Sialnya, masalah macet juga tak kunjung selesai. Sampai sudah berusia nyari lima abad pun Jakarta masih tetap saja macet, bahkan masuk peringat 10 besar kota dengan tingat kemacetan tertinggi di dunia. Dikutip dari The TomTom Traffic Index mencatat Jakarta berada di peringkat ke 7 dari 403 kota yang paling macet di dunia, dengan level kemacetan mencapai 53 persen. Puncak kemacetan di Jakarta rata-rata berlangsung sore hari sekitar pukul 16:00 hingga 18:00 WIB, hampir semua ruas jalan tak terkecuali jalan tol pun tersendat akibat macet.

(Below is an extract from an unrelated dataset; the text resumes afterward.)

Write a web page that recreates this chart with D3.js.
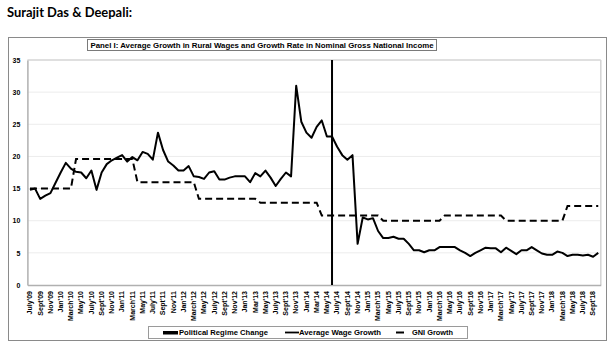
<!DOCTYPE html>
<html>
<head>
<meta charset="utf-8">
<script src="https://cdn.jsdelivr.net/npm/d3@7"></script>
<style>
	body { margin: 0; background: #fff; }
	text { font-family: "Liberation Sans", Arial, sans-serif; }
</style>
</head>
<body>
<div id="content"></div>
<script>
let months = [
	"July'09", "Aug'09", "Sept'09", "Oct'09", "Nov'09", "Dec'09",
	"Jan'10", "Feb'10", "March'10", "April'10", "May'10", "June'10", "July'10", "Aug'10", "Sept'10", "Oct'10", "Nov'10", "Dec'10",
	"Jan'11", "Feb'11", "March'11", "April'11", "May'11", "June'11", "July'11", "Aug'11", "Sept'11", "Oct'11", "Nov'11", "Dec'11",
	"Jan'12", "Feb'12", "March'12", "April'12", "May'12", "June'12", "July'12", "Aug'12", "Sept'12", "Oct'12", "Nov'12", "Dec'12",
	"Jan'13", "Feb'13", "Mar'13", "Apr'13", "May'13", "June'13", "July'13", "Aug'13", "Sept'13", "Oct'13", "Nov'13", "Dec'13",
	"Jan'14", "Feb'14", "Mar'14", "Apr'14", "May'14", "June'14", "July'14", "Aug'14", "Sept'14", "Oct'14", "Nov'14", "Dec'14",
	"Jan'15", "Feb'15", "March'15", "April'15", "May'15", "June'15", "July'15", "Aug'15", "Sept'15", "Oct'15", "Nov'15", "Dec'15",
	"Jan'16", "Feb'16", "March'16", "April'16", "May'16", "June'16", "July'16", "Aug'16", "Sept'16", "Oct'16", "Nov'16", "Dec'16",
	"Jan'17", "Feb'17", "March'17", "April'17", "May'17", "June'17", "July'17", "Aug'17", "Sept'17", "Oct'17", "Nov'17", "Dec'17",
	"Jan'18", "Feb'18", "March'18", "April'18", "May'18", "June'18", "July'18", "Aug'18", "Sept'18", "Oct'18"
];

let tickLabels = [
	"July'09", "Sept'09", "Nov'09", "Jan'10", "March'10", "May'10", "July'10", "Sept'10", "Nov'10",
	"Jan'11", "March'11", "May'11", "July'11", "Sept'11", "Nov'11", "Jan'12", "March'12", "May'12",
	"July'12", "Sept'12", "Nov'12", "Jan'13", "Mar'13", "May'13", "July'13", "Sept'13", "Nov'13",
	"Jan'14", "Mar'14", "May'14", "July'14", "Sept'14", "Nov'14", "Jan'15", "March'15", "May'15",
	"July'15", "Sept'15", "Nov'15", "Jan'16", "March'16", "May'16", "July'16", "Sept'16", "Nov'16",
	"Jan'17", "March'17", "May'17", "July'17", "Sept'17", "Nov'17", "Jan'18", "March'18", "May'18",
	"July'18", "Sept'18"
];

// average growth in rural wages, % per month
let wageGrowth = [
	14.8, 15.0, 13.4, 13.9, 14.3, 15.9,
	17.5, 19.0, 18.1, 17.6, 17.5, 16.6, 17.8, 14.8, 17.5, 18.8, 19.4, 19.8,
	20.2, 19.2, 19.9, 19.4, 20.7, 20.4, 19.5, 23.7, 21.0, 19.2, 18.6, 17.8,
	17.8, 18.5, 16.9, 16.8, 16.5, 17.5, 17.7, 16.4, 16.4, 16.7, 16.9, 16.9,
	16.9, 16.0, 17.4, 16.9, 17.8, 16.7, 15.4, 16.5, 17.5, 16.9, 31.0, 25.4,
	23.7, 22.9, 24.6, 25.6, 23.1, 23.1, 21.5, 20.2, 19.5, 20.2, 6.4, 10.5,
	10.2, 10.4, 8.4, 7.3, 7.3, 7.5, 7.2, 7.2, 6.4, 5.4, 5.4, 5.1,
	5.4, 5.4, 5.9, 5.9, 5.9, 5.9, 5.4, 5.0, 4.5, 5.0, 5.4, 5.8,
	5.7, 5.7, 5.1, 5.8, 5.3, 4.8, 5.4, 5.4, 5.9, 5.4, 4.9, 4.7,
	4.7, 5.2, 5.0, 4.5, 4.7, 4.7, 4.6, 4.7, 4.4, 5.0
];

// growth rate in nominal GNI, repeated for every month of the fiscal year
let gniGrowth = [
	15.0, 15.0, 15.0, 15.0, 15.0, 15.0,
	15.0, 15.0, 15.0, 19.6, 19.6, 19.6, 19.6, 19.6, 19.6, 19.6, 19.6, 19.6,
	19.6, 19.6, 19.6, 16.0, 16.0, 16.0, 16.0, 16.0, 16.0, 16.0, 16.0, 16.0,
	16.0, 16.0, 16.0, 13.4, 13.4, 13.4, 13.4, 13.4, 13.4, 13.4, 13.4, 13.4,
	13.4, 13.4, 13.4, 12.8, 12.8, 12.8, 12.8, 12.8, 12.8, 12.8, 12.8, 12.8,
	12.8, 12.8, 12.8, 10.8, 10.8, 10.8, 10.8, 10.8, 10.8, 10.8, 10.8, 10.8,
	10.8, 10.8, 10.8, 10.0, 10.0, 10.0, 10.0, 10.0, 10.0, 10.0, 10.0, 10.0,
	10.0, 10.0, 10.0, 10.8, 10.8, 10.8, 10.8, 10.8, 10.8, 10.8, 10.8, 10.8,
	10.8, 10.8, 10.8, 10.0, 10.0, 10.0, 10.0, 10.0, 10.0, 10.0, 10.0, 10.0,
	10.0, 10.0, 10.0, 12.3, 12.3, 12.3, 12.3, 12.3, 12.3, 12.3
];

let regimeChange = { month: "June'14", value: 35 };

let yTicks = [0, 5, 10, 15, 20, 25, 30, 35];

let legendItems = ["Political Regime Change", "Average Wage Growth", "GNI Growth"];

function drawChart()
{
	const width = 615,
		height = 344;

	const plot = {left: 27.4, right: 600.8, top: 60, bottom: 285};

	let svg = d3.select("#content")
		.append("svg")
		.attr("width", width)
		.attr("height", height);

	// author heading above the chart
	svg.append("text")
		.attr("x", 7)
		.attr("y", 17)
		.style("font-family", "Lato, 'Open Sans', sans-serif")
		.style("font-weight", "bold")
		.style("font-size", "14px")
		.attr("textLength", 125)
		.attr("lengthAdjust", "spacingAndGlyphs")
		.text("Surajit Das & Deepali:");

	// outer chart frame
	svg.append("rect")
		.attr("x", 8.5)
		.attr("y", 37.5)
		.attr("width", 598)
		.attr("height", 303)
		.attr("fill", "none")
		.attr("stroke", "#8a8a8a")
		.attr("stroke-width", 1);

	const x = d3.scaleBand()
		.domain(months)
		.range([plot.left, plot.right])
		.paddingInner(0)
		.paddingOuter(0);

	const y = d3.scaleLinear()
		.domain([0, 35])
		.range([plot.bottom, plot.top]);

	let cx = function(m) { return x(m) + x.bandwidth() / 2; };

	// gridlines
	svg.append("g")
		.attr("class", "grid")
		.selectAll("line")
		.data(yTicks.filter(function(d) { return d > 0 && d < 35; }))
		.enter()
		.append("line")
		.attr("x1", plot.left)
		.attr("x2", plot.right)
		.attr("y1", function(d) { return y(d); })
		.attr("y2", function(d) { return y(d); })
		.attr("stroke", "#ececec")
		.attr("stroke-width", 1);

	// plot area border
	svg.append("line")
		.attr("x1", plot.left).attr("x2", plot.right)
		.attr("y1", y(35)).attr("y2", y(35))
		.attr("stroke", "#d4d4d4").attr("stroke-width", 1.5);
	svg.append("line")
		.attr("x1", plot.right).attr("x2", plot.right)
		.attr("y1", y(35)).attr("y2", y(0))
		.attr("stroke", "#d4d4d4").attr("stroke-width", 1.5);

	// Y axis
	let yAxis = svg.append("g")
		.attr("transform", "translate(" + plot.left + ",0)")
		.call(d3.axisLeft(y).tickValues(yTicks).tickSize(0).tickPadding(7));
	yAxis.select(".domain").attr("stroke", "#b0b0b0").attr("stroke-width", 1.5);
	yAxis.selectAll("text")
		.style("font-size", "7px")
		.style("font-weight", "bold")
		.attr("fill", "#000");

	// X axis
	let xAxis = svg.append("g")
		.attr("transform", "translate(0," + plot.bottom + ")")
		.call(d3.axisBottom(x).tickValues(tickLabels).tickSize(0).tickPadding(0));
	xAxis.select(".domain").attr("stroke", "#b0b0b0").attr("stroke-width", 1.5);
	xAxis.selectAll("text")
		.style("font-size", "7px")
		.style("font-weight", "bold")
		.attr("fill", "#000")
		.attr("text-anchor", "end")
		.attr("transform", "rotate(-90)")
		.attr("x", -6)
		.attr("y", 0)
		.attr("dy", "0.33em");

	// regime change marker
	svg.append("rect")
		.attr("x", cx(regimeChange.month) - 1)
		.attr("y", y(regimeChange.value))
		.attr("width", 2)
		.attr("height", y(0) - y(regimeChange.value))
		.attr("fill", "#000");

	let line = d3.line()
		.x(function(d, i) { return cx(months[i]); })
		.y(function(d) { return y(d); });

	svg.append("path")
		.datum(gniGrowth)
		.attr("fill", "none")
		.attr("stroke", "#000")
		.attr("stroke-width", 2)
		.attr("stroke-dasharray", "7,4")
		.attr("d", line);

	svg.append("path")
		.datum(wageGrowth)
		.attr("fill", "none")
		.attr("stroke", "#000")
		.attr("stroke-width", 2)
		.attr("stroke-linejoin", "round")
		.attr("d", line);

	// title box
	let title = svg.append("g");
	let titleText = title.append("text")
		.attr("x", 262)
		.attr("y", 47.5)
		.attr("text-anchor", "middle")
		.style("font-size", "7.6px")
		.style("font-weight", "bold")
		.text("Panel I: Average Growth in Rural Wages and Growth Rate in Nominal Gross National Income");
	let tb = titleText.node().getBBox();
	title.insert("rect", "text")
		.attr("x", 87.5)
		.attr("y", 39.5)
		.attr("width", 349)
		.attr("height", 11)
		.attr("fill", "#fff")
		.attr("stroke", "#7a7a7a")
		.attr("stroke-width", 1);
	titleText.attr("textLength", 343).attr("lengthAdjust", "spacingAndGlyphs");

	// legend
	let legend = svg.append("g");
	legend.append("rect")
		.attr("x", 148.5)
		.attr("y", 326.5)
		.attr("width", 319)
		.attr("height", 12)
		.attr("fill", "#fff")
		.attr("stroke", "#9a9a9a")
		.attr("stroke-width", 1);

	legend.append("rect")
		.attr("x", 163).attr("y", 331).attr("width", 15).attr("height", 3.5)
		.attr("fill", "#000");
	legend.append("line")
		.attr("x1", 285).attr("x2", 299).attr("y1", 332.5).attr("y2", 332.5)
		.attr("stroke", "#000").attr("stroke-width", 1.8);
	legend.append("line")
		.attr("x1", 396).attr("x2", 404).attr("y1", 332.5).attr("y2", 332.5)
		.attr("stroke", "#000").attr("stroke-width", 2);

	let legendX = [179, 299, 412];
	let legendW = [89, 82, 41];
	legendItems.forEach(function(d, i)
	{
		legend.append("text")
			.attr("x", legendX[i])
			.attr("y", 335.3)
			.style("font-size", "7.5px")
			.style("font-weight", "bold")
			.attr("textLength", legendW[i])
			.attr("lengthAdjust", "spacingAndGlyphs")
			.text(d);
	});
}

drawChart();
</script>
</body>
</html>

TomTom mencatat, pengendara di Jakarta harus menyiapkan waktu tambahan saat hendak berpegian. Jika diperkirakan lama perjalan selama satu jam, maka perlu menambah waktu 38 menit di pagi hari dan 52 menit pada sore hari.

Kini dengan diluncurkannya MRT dan LRT serta infrastruktur lainnya, tetap saja Jakarta terlihat semarawut dan membuat kewarasan warganya kerap hilang. Pertanyaannya, mau sampai kapan Jakarta sanggup menghadapi beban ini?